Categorized | General Interest

No Tears For Pascal

Poor Pascal Lamy is in a pickle. But, it’s a pickle that no regular working person should feel bad about. Lamy is the director general of the World Trade Organization (WTO), the international body that oversees global trade agreements. I’m assuming most readers know the basics about the WTO so I’ll just move on here.

In yesterday’s New York Times, Keith Bradsher laments poor Pascal’s predicament–deadlocked trade negotiations over so-called “free trade.” Referring to a previous deadlock almost 15 years ago, Bradsher writes that Lamy “now faces a similar challenge: global trade talks that are at least equally deadlocked after four years under the Doha Development Round, which began in Doha, Qatar in 2001. But it is a measure of the even greater difficulties facing Mr. Lamy in securing an agreement that he does not plan to propose a comprehensive agreement before trade ministers from 149 nations and customs territories gather here on Dec. 13” (“Here” being Hong Kong).

This is good news.
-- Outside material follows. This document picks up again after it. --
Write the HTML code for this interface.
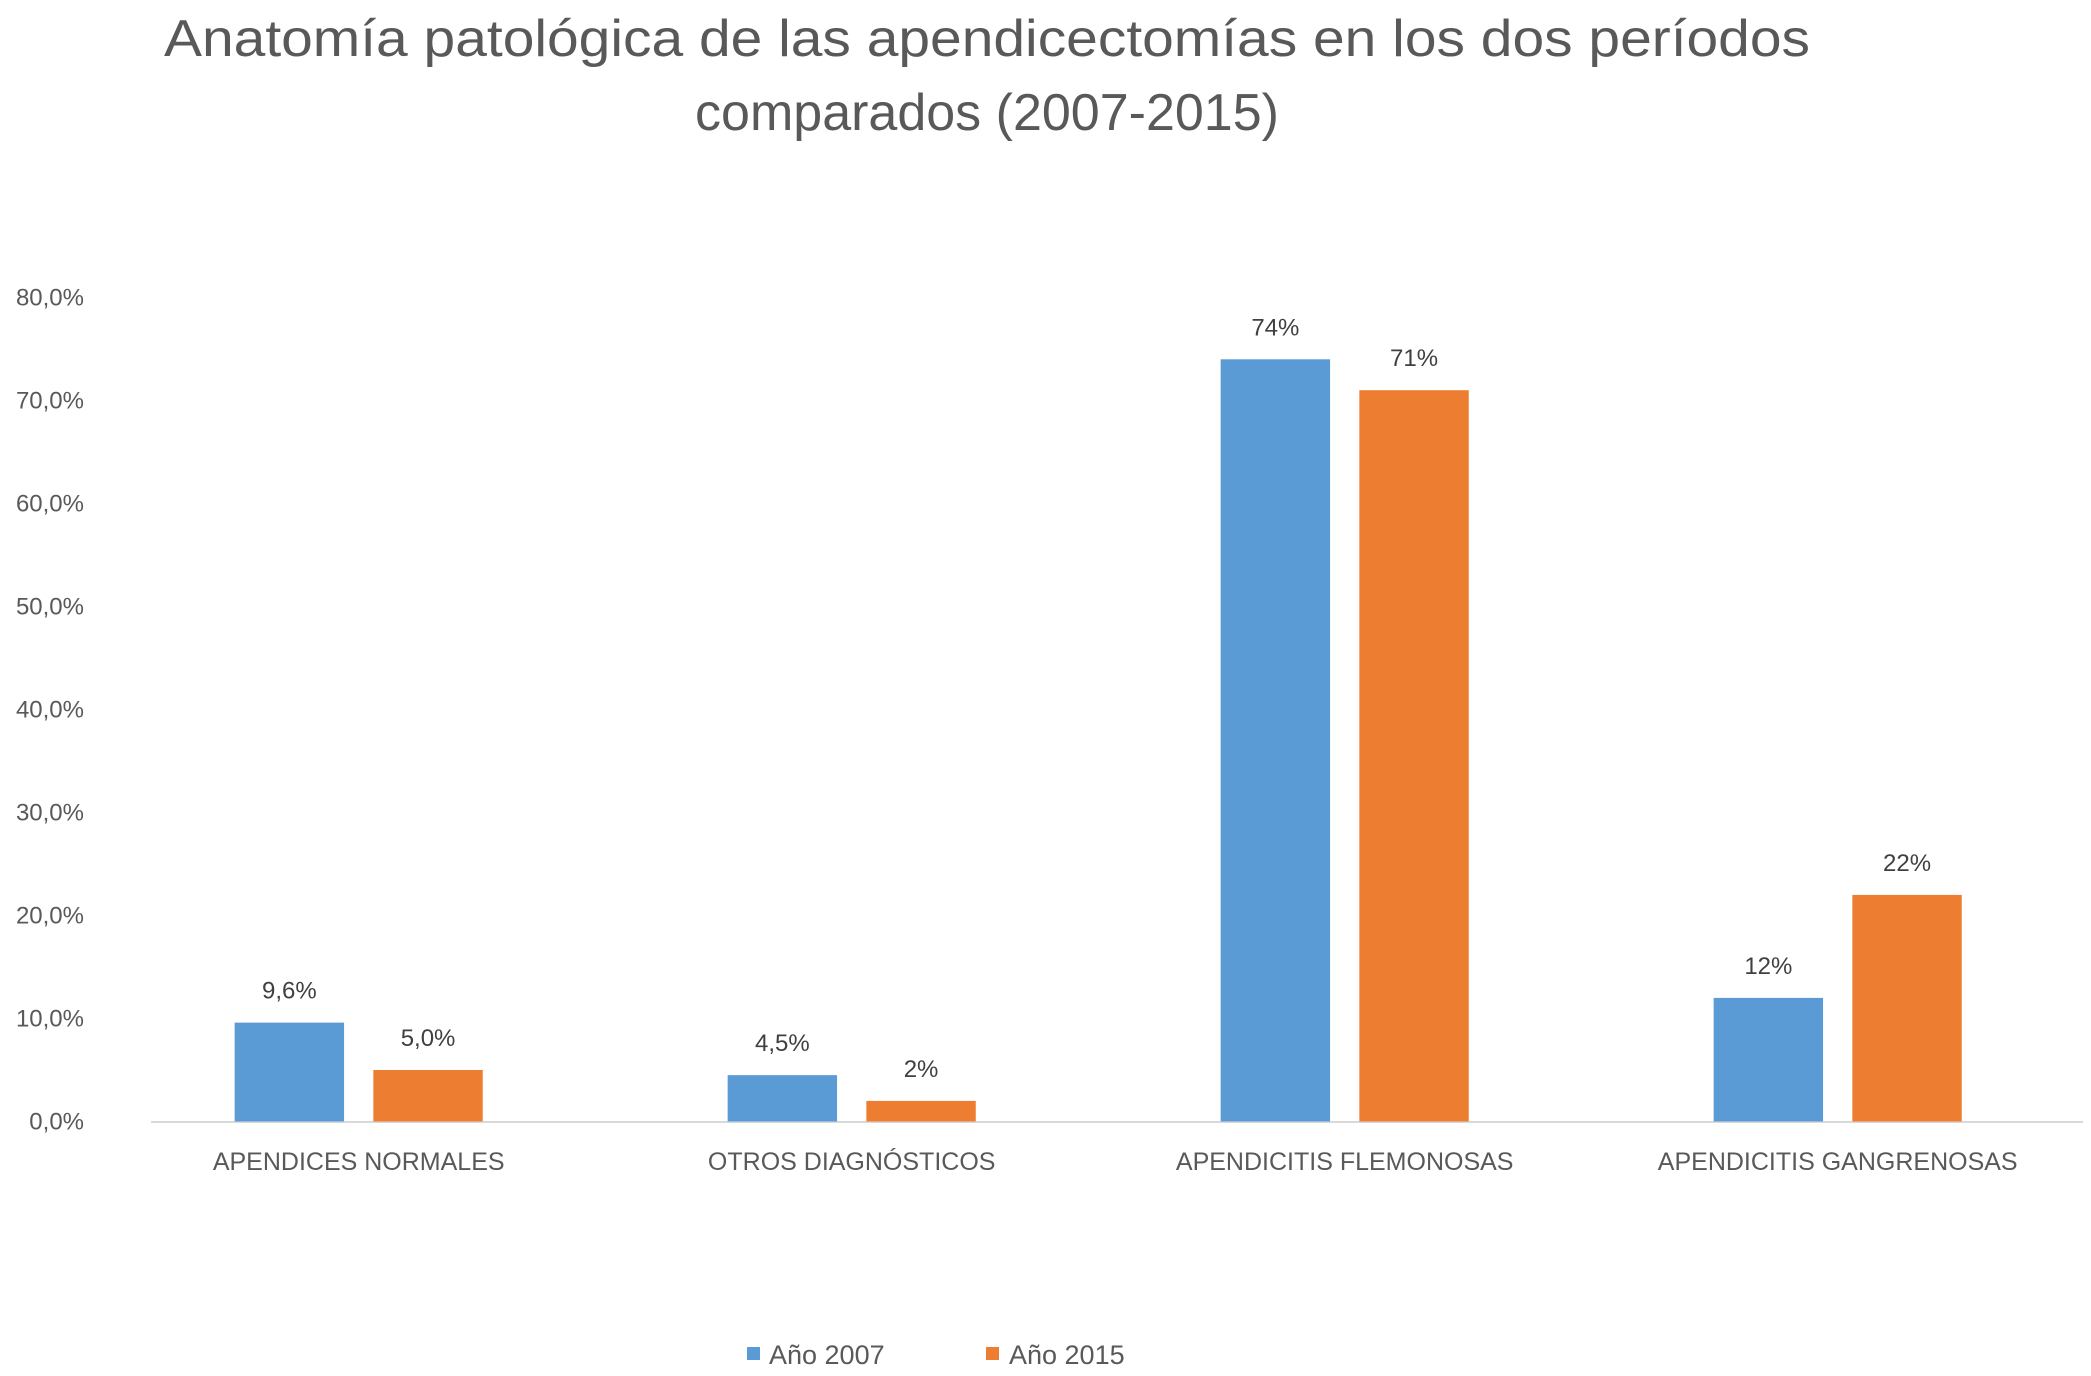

As readers here know, I pray for the day when we can bury the useless marketing phrase called “free trade” and move the discussion over to the real issue: so-called “free trade” is simply a set of rules set up to make it easy for capital and investment to move where it pleases, with almost no regard for what such movement does to communities. Labor and environmental questions are after-thoughts, tacked on to agreements as annoying little sideshows but with little power to effect the overall tone of the basic document–oil the way for corporations.

I’m actually not opposed to a world-wide plan for trade–except it has to be governed by rules that are set not by corporate lobbyists (who dominate these trade discussions) but by representatives of communities and workers throughout the world. And, so, the constant pressure being applied to the WTO–most of it coming from countries in the global South–is slowing down the WTO pace. And that’s a good thing.